S'attaquer aux logements vacants
La renaturation n'est pas la panacée
Parmi les solutions souvent citées pour lutter contre l'artificialisation, Julien Fosse a émis des réserves concernant la renaturation. Ce processus consiste à restituer un terrain dans son état naturel initial. Or, « la renaturation n'est pas une réparation de l'artificialisation des sols ni une compensation (car) à partir du moment où l'on a détruit une terre, retrouver un état proche de son état naturel initial est quasiment impossible ». Et, aujourd'hui, la renaturation « ne constitue pas un dispositif économiquement viable pour réparer l'artificialisation ». La renaturation a un coût élevé dès lors qu'il faut prévoir une déconstruction, une dépollution, ou une désimperméabilisation des sols. La facture du processus total est de 100 à 400 euros le mètre carré, hors coût de déconstruction, selon M. Fosse. Le procédé coûte cher par rapport au prix moyen des terrains constructibles, qui est de 130 euros par m2.
Le rôle de l'État et des collectivités dans la planification
Julien Fosse a souligné le rôle « fondamental » de l'État et des collectivités locales. L'État est à la fois en charge de la définition du cadre réglementaire de la planification et de la mise en œuvre d'aides à la pierre.

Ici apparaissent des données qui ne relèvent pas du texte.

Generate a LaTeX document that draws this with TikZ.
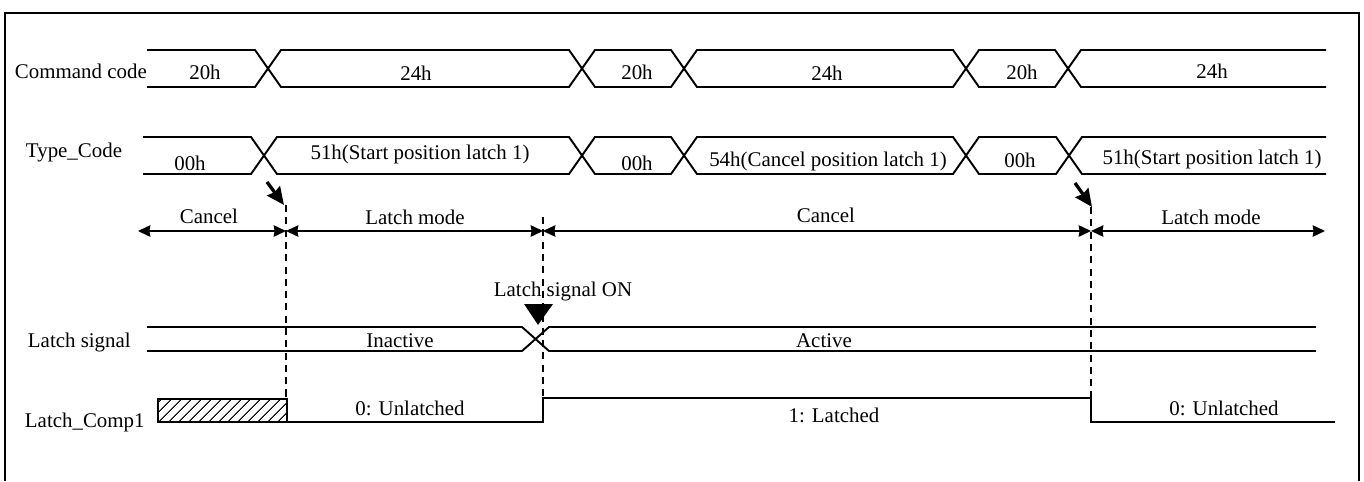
\documentclass[tikz,border=0pt]{standalone}
\usepackage{fontspec}
\setmainfont{Liberation Serif}
\usepackage{tikz}
\usetikzlibrary{arrows.meta, patterns.meta}

\begin{document}
\begin{tikzpicture}[x=0.02cm, y=-0.02cm, line width=1.1pt,
    >={Stealth[length=7pt, width=6.5pt, inset=0.5pt]},
    lbl/.style={anchor=base, inner sep=0pt, font=\fontsize{11.9}{14}\selectfont},
    rowname/.style={lbl, anchor=base west},
    guide/.style={dash pattern=on 4pt off 3pt, line width=1.1pt},
    pointer/.style={-{Stealth[length=10pt, width=9pt, inset=1pt]}, line width=1.9pt}]

    \useasboundingbox (0,0) rectangle (1364,481);

    % Frame (open at the bottom)
    \draw (5,481) -- (5,13) -- (1359,13) -- (1359,481);

    % ==========================================
    % Command code bus
    % ==========================================
    \node[rowname] (cmdname) at (14,78) {Command code};
    \draw (147,50) -- (255,50) -- (281,87) -- (569,87) -- (595,50) -- (671,50) -- (697,87)
          -- (953,87) -- (979,50) -- (1055,50) -- (1081,87) -- (1326,87);
    \draw (147,87) -- (255,87) -- (281,50) -- (569,50) -- (595,87) -- (671,87) -- (697,50)
          -- (953,50) -- (979,87) -- (1055,87) -- (1081,50) -- (1326,50);
    \node[lbl] (cmd1) at (205,79) {20h};
    \node[lbl] (cmd2) at (416,80) {24h};
    \node[lbl] (cmd3) at (637,79) {20h};
    \node[lbl] (cmd4) at (827,80) {24h};
    \node[lbl] (cmd5) at (1022,79) {20h};
    \node[lbl] (cmd6) at (1212,78) {24h};

    % ==========================================
    % Type_Code bus
    % ==========================================
    \node[rowname] (typename) at (25,157) {Type\_Code};
    \draw (143,137) -- (251,137) -- (277,174) -- (569,174) -- (595,137) -- (671,137) -- (697,174)
          -- (953,174) -- (979,137) -- (1056,137) -- (1082,174) -- (1326,174);
    \draw (143,174) -- (251,174) -- (277,137) -- (569,137) -- (595,174) -- (671,174) -- (697,137)
          -- (953,137) -- (979,174) -- (1056,174) -- (1082,137) -- (1326,137);
    \node[lbl] (type1) at (190,170) {00h};
    \node[lbl] (type2) at (420,159) {51h(Start position latch 1)};
    \node[lbl] (type3) at (637,170) {00h};
    \node[lbl] (type4) at (828,166) {54h(Cancel position latch 1)};
    \node[lbl] (type5) at (1020,167) {00h};
    \node[lbl] (type6) at (1212,164) {51h(Start position latch 1)};

    % Pointers to the mode changes
    \draw[pointer] (267,182) -- (284,205);
    \draw[pointer] (1075,183) -- (1092,207);

    % ==========================================
    % Mode arrows and guide lines
    % ==========================================
    \coordinate (ma) at (138,231);
    \coordinate (mb) at (286,231);
    \coordinate (mc) at (543,231);
    \coordinate (md) at (1091,231);
    \coordinate (me) at (1325,231);

    \draw[guide] (286,205) -- (286,399);
    \draw[guide] (543,217) -- (543,398);
    \draw[guide] (1091,207) -- (1091,398);

    \draw[<->] (ma) -- (mb);
    \draw[<->] (mb) -- (mc);
    \draw[<->] (mc) -- (md);
    \draw[<->] (md) -- (me);
    \node[lbl] (mode1) at (209,223) {Cancel};
    \node[lbl] (mode2) at (415,224) {Latch mode};
    \node[lbl] (mode3) at (826,222) {Cancel};
    \node[lbl] (mode4) at (1211,224) {Latch mode};

    % ==========================================
    % Latch signal
    % ==========================================
    \node[rowname] (signame) at (27,347) {Latch signal};
    \draw (147,327) -- (522,327) -- (549,351) -- (1316,351);
    \draw (147,351) -- (522,351) -- (549,327) -- (1316,327);
    \node[lbl] (inactive) at (400,347) {Inactive};
    \node[lbl] (active) at (824,347) {Active};

    % Latch signal ON marker
    \node[lbl] (sigon) at (563,296) {Latch signal ON};
    \fill (524,304) -- (553,304) -- (538,325) -- cycle;

    % ==========================================
    % Latch_Comp1
    % ==========================================
    \node[rowname] (compname) at (24,427) {Latch\_Comp1};
    \draw[pattern={Lines[angle=45, distance=4pt, line width=0.6pt]}] (158,399) rectangle (287,422);
    \draw (287,422) -- (543,422) -- (543,398) -- (1091,398) -- (1091,422) -- (1335,422);
    \node[lbl] (comp1) at (410,415) {0: Unlatched};
    \node[lbl] (comp2) at (834,422) {1: Latched};
    \node[lbl] (comp3) at (1224,415) {0: Unlatched};

\end{tikzpicture}
\end{document}
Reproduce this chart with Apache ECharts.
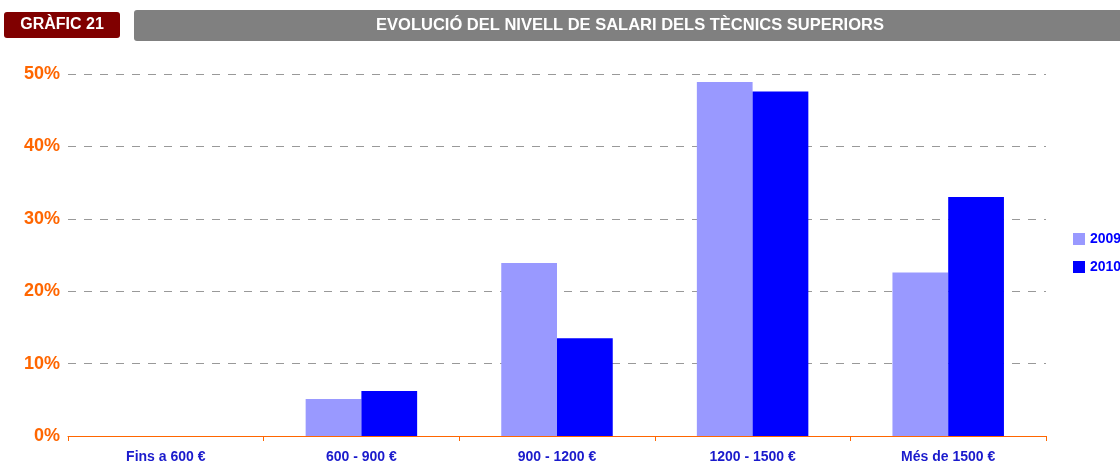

France Stratégie préconise notamment d'« exclure de l'éligibilité au dispositif Pinel et au prêt à taux zéro, les constructions sur des terres non artificialisées ». De même, les conseils régionaux, par le biais du schéma de planification « Sraddet », « vont avoir un rôle accru d'orientation de prescriptions de la consommation globale des espaces à l'échelle de la région », souligne M. Fosse. Tandis que « les leviers seront les plus importants » à l'échelle des communes, ajoute-t-il, par le biais du plan local d'urbanisme intercommunal (PLUI) et du schéma de cohérence territoriale (SCOT).